We provide an interface in order to perform fine-tuning over CHALEARN APPA-REAL dataset (train and validation set) and over ADIENCE dataset (5 folds: 3 train and 1 validation, leaving 1 fold for testing purpose, used in rotation, e.g. train:0-1-2 val:3, train:1-2-3 val:4, etc.). You can change the fine-tuning parameters directly in the interface code. In the example commands we use SENet-50 network directory.

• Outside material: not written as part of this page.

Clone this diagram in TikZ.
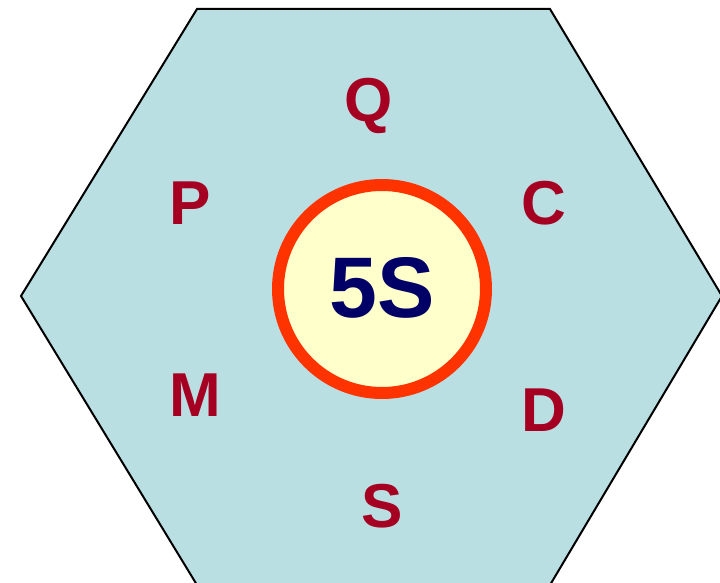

python3 train_chalearn_interface.py ../trained_ended/_netsenet50_datasetvggface2_age_pretrainingimagenet_preprocessingvggface2_augmentationdefault_batch128_lr0.005_0.2_20_sel_gpu2_training-epochs70_20200528_154836/
python3 train_chalearn_interface.py ../trained/_netmobilenet96_datasetvggface2_age_pretrainingimagenet_preprocessingvggface2_augmentationdefault_batch256_lr0.005_0.2_20_sel_gpu1_training-epochs70_20200613_004027/
python3 train_adience_interface.py ../trained_ended/_netsenet50_datasetvggface2_age_pretrainingimagenet_preprocessingvggface2_augmentationdefault_batch128_lr0.005_0.2_20_sel_gpu2_training-epochs70_20200528_154836/
python3 train_adience_interface.py ../trained_ended/_netmobilenet96_datasetvggface2_age_pretrainingimagenet_preprocessingvggface2_augmentationdefault_batch256_lr0.005_0.2_20_sel_gpu1_training-epochs70_20200613_004027/
Pretrained models can be downloaded here
In order to evaluate the networks, move into the evaluate directory and use the scripts provided for testing on the supported datasets. In the subdirectory results, as the name suggests, you will find the results of these scripts, divided by dataset.